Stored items
BEGIN

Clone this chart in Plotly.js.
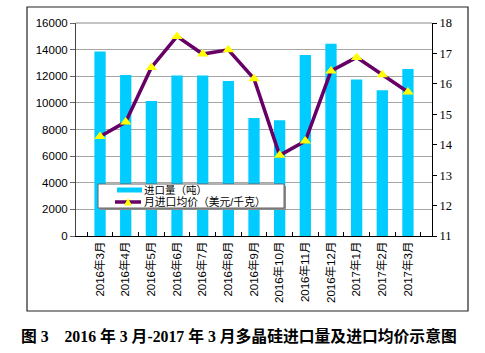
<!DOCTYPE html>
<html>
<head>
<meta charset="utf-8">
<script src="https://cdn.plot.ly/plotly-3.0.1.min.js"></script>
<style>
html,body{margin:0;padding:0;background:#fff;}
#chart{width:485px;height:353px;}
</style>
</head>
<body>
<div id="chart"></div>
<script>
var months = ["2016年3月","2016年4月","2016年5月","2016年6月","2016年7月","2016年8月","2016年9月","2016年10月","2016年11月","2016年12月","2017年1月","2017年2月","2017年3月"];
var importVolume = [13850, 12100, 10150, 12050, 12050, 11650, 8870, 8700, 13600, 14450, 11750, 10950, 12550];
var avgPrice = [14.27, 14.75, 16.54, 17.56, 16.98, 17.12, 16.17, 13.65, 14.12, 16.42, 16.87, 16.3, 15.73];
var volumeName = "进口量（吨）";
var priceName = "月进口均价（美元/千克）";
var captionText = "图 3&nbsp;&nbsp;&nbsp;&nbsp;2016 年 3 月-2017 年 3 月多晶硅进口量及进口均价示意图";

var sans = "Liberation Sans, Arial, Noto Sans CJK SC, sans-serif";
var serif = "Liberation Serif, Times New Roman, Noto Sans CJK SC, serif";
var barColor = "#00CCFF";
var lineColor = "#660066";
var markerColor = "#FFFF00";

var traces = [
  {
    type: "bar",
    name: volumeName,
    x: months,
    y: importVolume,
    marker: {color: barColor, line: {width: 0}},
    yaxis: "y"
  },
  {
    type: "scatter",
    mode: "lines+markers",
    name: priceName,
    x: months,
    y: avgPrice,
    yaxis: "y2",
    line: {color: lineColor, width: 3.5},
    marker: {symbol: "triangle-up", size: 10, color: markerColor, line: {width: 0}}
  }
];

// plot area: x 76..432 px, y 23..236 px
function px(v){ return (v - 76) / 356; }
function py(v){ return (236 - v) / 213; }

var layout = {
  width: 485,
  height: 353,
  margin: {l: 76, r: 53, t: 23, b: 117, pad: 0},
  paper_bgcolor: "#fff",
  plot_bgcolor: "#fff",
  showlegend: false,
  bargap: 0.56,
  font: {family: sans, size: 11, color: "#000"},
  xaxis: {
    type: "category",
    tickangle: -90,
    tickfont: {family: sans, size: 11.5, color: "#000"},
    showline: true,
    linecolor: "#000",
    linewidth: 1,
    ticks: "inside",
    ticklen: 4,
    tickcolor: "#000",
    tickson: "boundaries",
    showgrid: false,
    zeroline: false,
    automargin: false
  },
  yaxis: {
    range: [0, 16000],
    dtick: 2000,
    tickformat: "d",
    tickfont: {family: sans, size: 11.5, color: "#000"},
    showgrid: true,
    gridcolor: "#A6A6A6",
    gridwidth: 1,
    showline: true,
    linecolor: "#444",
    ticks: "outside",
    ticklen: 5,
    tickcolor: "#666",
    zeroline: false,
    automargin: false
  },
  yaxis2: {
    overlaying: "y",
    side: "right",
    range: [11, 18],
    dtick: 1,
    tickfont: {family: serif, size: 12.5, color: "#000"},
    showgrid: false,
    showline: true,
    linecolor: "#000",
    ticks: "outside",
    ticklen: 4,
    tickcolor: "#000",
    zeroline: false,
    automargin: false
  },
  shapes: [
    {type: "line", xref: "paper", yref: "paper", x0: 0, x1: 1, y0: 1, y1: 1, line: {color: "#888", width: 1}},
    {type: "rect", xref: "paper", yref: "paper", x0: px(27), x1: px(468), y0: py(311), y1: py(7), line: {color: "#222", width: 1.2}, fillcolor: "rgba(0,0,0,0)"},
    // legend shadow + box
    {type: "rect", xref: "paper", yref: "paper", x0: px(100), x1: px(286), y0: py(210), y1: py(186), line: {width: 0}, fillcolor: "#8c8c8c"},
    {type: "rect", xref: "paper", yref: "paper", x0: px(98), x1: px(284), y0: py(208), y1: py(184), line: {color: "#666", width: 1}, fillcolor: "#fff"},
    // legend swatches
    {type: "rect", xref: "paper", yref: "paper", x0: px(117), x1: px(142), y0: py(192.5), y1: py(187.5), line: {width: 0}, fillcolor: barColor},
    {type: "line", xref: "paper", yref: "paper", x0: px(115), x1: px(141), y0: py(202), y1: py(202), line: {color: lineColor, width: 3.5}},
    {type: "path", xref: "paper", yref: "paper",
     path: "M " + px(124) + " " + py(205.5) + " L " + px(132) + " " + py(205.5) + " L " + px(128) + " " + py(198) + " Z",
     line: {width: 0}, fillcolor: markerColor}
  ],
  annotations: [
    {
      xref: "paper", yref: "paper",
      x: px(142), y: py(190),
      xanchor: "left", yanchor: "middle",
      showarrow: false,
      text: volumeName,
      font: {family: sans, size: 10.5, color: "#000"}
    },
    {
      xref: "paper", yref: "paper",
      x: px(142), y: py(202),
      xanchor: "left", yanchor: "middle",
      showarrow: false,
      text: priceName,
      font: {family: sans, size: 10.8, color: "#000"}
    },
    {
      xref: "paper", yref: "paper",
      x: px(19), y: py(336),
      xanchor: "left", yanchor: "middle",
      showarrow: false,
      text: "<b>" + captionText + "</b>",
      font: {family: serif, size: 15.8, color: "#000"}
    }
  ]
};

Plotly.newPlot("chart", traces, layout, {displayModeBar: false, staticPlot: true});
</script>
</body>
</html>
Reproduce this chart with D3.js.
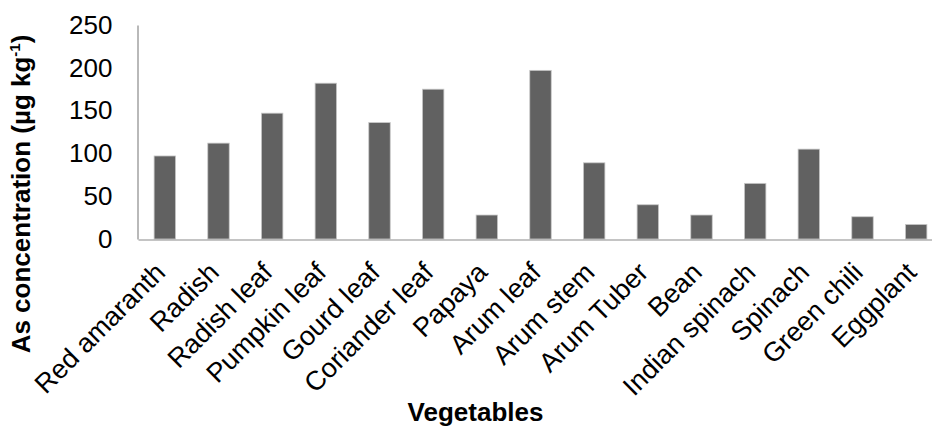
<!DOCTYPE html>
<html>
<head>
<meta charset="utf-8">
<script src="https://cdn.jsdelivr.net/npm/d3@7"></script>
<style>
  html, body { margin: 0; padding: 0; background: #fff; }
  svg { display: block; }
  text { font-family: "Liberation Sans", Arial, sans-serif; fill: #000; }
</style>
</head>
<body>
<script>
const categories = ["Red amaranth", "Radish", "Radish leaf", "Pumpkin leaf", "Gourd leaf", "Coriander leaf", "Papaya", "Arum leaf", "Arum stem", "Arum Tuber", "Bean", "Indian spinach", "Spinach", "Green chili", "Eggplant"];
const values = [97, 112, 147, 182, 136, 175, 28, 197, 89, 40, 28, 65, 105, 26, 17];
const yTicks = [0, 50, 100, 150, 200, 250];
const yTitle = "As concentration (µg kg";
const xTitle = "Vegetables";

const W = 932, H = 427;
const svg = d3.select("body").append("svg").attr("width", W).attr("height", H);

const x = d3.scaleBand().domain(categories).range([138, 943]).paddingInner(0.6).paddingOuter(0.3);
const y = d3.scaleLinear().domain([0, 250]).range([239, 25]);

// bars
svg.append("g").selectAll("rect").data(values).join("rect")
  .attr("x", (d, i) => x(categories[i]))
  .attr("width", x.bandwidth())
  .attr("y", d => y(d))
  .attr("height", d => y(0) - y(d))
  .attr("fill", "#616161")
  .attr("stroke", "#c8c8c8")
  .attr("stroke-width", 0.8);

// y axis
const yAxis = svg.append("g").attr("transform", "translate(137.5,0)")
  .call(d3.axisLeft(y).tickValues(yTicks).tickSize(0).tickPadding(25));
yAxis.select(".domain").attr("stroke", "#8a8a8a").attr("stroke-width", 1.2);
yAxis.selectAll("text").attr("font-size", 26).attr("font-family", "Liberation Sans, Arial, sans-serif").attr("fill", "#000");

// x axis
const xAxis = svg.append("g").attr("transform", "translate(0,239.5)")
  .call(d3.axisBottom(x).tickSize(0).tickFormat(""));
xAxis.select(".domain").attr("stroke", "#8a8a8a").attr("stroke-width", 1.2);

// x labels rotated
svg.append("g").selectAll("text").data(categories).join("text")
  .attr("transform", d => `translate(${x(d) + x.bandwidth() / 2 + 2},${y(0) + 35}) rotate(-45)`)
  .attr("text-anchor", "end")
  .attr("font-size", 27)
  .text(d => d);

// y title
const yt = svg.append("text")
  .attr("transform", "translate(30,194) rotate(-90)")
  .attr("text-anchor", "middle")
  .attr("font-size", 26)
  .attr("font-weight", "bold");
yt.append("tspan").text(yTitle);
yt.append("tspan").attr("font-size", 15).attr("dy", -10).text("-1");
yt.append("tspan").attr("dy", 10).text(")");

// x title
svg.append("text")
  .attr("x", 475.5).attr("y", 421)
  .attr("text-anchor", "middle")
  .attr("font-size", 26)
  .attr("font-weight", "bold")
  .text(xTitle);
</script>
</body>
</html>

END

* **Directions**
The lines from the top of the data above through the one holding "3&nbsp;&nbsp;&nbsp;&nbsp;2016 年 3" are to be repeated exactly, and only those, with no pictures.

* **Complete answer**
Clone this chart in Plotly.js.
<!DOCTYPE html>
<html>
<head>
<meta charset="utf-8">
<script src="https://cdn.plot.ly/plotly-3.0.1.min.js"></script>
<style>
html,body{margin:0;padding:0;background:#fff;}
#chart{width:485px;height:353px;}
</style>
</head>
<body>
<div id="chart"></div>
<script>
var months = ["2016年3月","2016年4月","2016年5月","2016年6月","2016年7月","2016年8月","2016年9月","2016年10月","2016年11月","2016年12月","2017年1月","2017年2月","2017年3月"];
var importVolume = [13850, 12100, 10150, 12050, 12050, 11650, 8870, 8700, 13600, 14450, 11750, 10950, 12550];
var avgPrice = [14.27, 14.75, 16.54, 17.56, 16.98, 17.12, 16.17, 13.65, 14.12, 16.42, 16.87, 16.3, 15.73];
var volumeName = "进口量（吨）";
var priceName = "月进口均价（美元/千克）";
var captionText = "图 3&nbsp;&nbsp;&nbsp;&nbsp;2016 年 3 月-2017 年 3 月多晶硅进口量及进口均价示意图";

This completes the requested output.